**Source material**

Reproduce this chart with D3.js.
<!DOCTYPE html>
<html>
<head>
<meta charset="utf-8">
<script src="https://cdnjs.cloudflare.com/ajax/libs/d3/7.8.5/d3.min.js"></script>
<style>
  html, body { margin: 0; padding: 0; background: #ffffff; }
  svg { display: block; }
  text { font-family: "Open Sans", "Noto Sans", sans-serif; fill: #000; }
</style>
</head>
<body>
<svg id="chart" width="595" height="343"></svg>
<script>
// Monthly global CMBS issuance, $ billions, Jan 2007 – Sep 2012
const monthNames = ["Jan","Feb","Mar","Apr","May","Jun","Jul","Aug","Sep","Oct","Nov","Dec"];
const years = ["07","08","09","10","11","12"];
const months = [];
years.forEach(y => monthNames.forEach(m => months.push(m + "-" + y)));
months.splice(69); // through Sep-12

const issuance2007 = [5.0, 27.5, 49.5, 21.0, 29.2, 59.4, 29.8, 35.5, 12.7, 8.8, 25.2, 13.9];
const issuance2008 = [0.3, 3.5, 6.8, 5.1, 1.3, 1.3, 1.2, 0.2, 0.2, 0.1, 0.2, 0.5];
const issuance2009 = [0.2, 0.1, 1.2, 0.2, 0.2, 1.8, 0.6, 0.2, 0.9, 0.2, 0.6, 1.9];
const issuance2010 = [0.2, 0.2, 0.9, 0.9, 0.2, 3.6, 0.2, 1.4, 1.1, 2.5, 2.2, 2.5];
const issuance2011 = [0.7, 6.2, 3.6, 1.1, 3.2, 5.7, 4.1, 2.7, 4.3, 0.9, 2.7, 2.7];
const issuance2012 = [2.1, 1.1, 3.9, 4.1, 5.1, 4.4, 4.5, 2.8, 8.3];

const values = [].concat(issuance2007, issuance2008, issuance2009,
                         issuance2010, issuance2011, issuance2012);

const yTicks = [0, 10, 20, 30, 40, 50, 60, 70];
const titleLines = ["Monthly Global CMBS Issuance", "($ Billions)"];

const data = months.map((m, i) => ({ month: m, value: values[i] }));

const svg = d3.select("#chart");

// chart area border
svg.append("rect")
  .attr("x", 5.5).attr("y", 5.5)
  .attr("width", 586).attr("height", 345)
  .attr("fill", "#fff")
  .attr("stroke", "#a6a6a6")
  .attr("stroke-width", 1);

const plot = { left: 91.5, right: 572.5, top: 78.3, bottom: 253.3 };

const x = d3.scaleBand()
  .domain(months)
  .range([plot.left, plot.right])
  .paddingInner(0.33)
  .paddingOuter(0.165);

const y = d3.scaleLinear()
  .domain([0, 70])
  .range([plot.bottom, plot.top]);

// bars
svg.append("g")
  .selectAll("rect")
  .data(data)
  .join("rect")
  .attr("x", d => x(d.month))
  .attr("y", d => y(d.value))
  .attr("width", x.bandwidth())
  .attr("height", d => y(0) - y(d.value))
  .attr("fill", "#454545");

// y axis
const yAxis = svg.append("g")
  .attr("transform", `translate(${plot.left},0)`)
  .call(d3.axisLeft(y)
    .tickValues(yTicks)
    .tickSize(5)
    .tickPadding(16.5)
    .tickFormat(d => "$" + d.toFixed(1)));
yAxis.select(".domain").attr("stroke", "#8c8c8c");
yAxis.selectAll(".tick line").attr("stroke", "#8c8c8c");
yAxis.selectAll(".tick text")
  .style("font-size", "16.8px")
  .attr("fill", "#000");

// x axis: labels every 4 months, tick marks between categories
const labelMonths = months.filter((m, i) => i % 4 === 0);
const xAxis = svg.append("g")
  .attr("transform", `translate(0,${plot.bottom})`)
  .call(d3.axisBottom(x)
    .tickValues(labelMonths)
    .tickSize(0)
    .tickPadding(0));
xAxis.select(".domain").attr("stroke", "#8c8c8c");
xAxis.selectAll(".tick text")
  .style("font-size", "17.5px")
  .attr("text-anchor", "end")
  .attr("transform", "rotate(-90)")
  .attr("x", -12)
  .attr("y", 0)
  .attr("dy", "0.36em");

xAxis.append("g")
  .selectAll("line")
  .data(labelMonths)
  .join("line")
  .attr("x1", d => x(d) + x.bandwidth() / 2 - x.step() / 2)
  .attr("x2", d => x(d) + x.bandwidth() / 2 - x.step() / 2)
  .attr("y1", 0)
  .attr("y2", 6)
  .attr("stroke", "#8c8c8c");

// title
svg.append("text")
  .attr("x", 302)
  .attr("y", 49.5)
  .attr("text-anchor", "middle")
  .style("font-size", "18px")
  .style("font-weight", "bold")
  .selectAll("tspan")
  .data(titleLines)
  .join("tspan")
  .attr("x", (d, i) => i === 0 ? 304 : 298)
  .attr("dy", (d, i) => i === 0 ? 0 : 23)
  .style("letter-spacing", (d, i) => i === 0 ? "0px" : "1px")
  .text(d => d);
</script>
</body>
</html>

---

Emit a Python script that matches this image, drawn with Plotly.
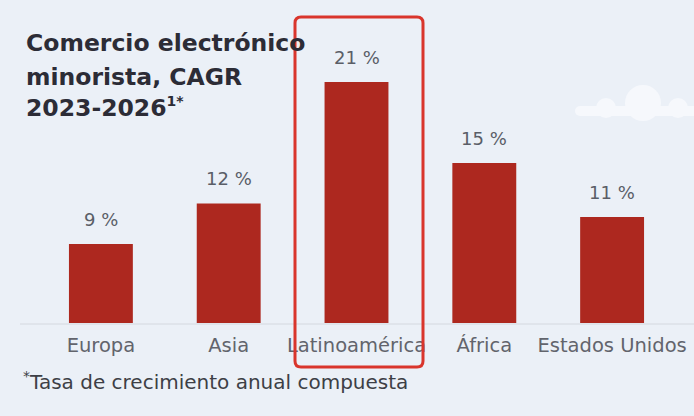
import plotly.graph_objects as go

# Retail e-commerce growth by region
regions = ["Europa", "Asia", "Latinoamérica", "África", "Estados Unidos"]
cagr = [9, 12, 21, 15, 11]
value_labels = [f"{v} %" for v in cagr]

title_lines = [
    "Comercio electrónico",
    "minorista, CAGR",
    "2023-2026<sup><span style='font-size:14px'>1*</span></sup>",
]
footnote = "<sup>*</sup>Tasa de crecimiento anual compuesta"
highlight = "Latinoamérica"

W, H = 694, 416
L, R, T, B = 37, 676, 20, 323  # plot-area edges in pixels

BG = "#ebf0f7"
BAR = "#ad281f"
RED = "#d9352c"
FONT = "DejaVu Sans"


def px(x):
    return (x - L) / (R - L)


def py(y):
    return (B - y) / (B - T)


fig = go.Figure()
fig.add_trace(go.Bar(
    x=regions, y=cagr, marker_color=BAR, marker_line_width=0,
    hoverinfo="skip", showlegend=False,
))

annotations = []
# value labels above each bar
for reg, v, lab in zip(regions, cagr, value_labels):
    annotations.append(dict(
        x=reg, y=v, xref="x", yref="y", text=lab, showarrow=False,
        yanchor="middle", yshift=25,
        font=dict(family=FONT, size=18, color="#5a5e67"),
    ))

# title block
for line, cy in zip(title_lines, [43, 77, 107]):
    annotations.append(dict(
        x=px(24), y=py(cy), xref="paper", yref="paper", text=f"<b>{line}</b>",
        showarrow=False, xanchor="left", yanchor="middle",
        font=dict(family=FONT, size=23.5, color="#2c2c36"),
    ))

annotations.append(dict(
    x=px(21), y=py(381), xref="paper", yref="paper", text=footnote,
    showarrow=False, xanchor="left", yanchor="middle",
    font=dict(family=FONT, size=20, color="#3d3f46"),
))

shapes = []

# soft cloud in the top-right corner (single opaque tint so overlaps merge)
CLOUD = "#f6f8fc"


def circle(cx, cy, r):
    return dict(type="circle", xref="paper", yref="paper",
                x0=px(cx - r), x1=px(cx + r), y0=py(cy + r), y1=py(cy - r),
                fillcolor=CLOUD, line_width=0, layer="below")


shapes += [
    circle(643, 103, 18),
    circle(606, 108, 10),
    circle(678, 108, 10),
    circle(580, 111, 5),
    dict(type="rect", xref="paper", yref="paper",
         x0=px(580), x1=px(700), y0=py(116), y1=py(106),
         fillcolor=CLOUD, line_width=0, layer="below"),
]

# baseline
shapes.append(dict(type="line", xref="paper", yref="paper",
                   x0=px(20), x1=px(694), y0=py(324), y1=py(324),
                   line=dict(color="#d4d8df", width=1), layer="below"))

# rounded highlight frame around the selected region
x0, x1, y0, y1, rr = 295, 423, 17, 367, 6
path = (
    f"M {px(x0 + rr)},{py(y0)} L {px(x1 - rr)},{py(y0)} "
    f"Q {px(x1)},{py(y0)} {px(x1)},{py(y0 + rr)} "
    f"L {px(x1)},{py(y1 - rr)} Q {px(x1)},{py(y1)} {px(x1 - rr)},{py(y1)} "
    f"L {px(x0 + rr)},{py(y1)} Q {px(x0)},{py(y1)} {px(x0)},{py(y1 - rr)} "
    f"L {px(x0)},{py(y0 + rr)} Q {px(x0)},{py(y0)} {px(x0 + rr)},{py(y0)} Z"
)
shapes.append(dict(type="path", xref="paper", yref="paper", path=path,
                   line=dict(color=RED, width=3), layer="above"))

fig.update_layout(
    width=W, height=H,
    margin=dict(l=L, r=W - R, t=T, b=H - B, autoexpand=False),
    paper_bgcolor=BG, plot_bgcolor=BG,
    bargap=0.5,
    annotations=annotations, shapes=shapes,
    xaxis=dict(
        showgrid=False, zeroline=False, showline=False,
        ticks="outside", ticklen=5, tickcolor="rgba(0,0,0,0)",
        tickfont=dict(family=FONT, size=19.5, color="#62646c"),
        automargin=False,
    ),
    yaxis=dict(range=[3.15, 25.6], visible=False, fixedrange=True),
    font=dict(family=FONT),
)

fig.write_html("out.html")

**Given exercise**
Do not copy any pictures. Retype exactly the stretch from the line with "Emit a Python" through the line with "for v in cagr]".

**Output for this exercise**
Emit a Python script that matches this image, drawn with Plotly.
import plotly.graph_objects as go

# Retail e-commerce growth by region
regions = ["Europa", "Asia", "Latinoamérica", "África", "Estados Unidos"]
cagr = [9, 12, 21, 15, 11]
value_labels = [f"{v} %" for v in cagr]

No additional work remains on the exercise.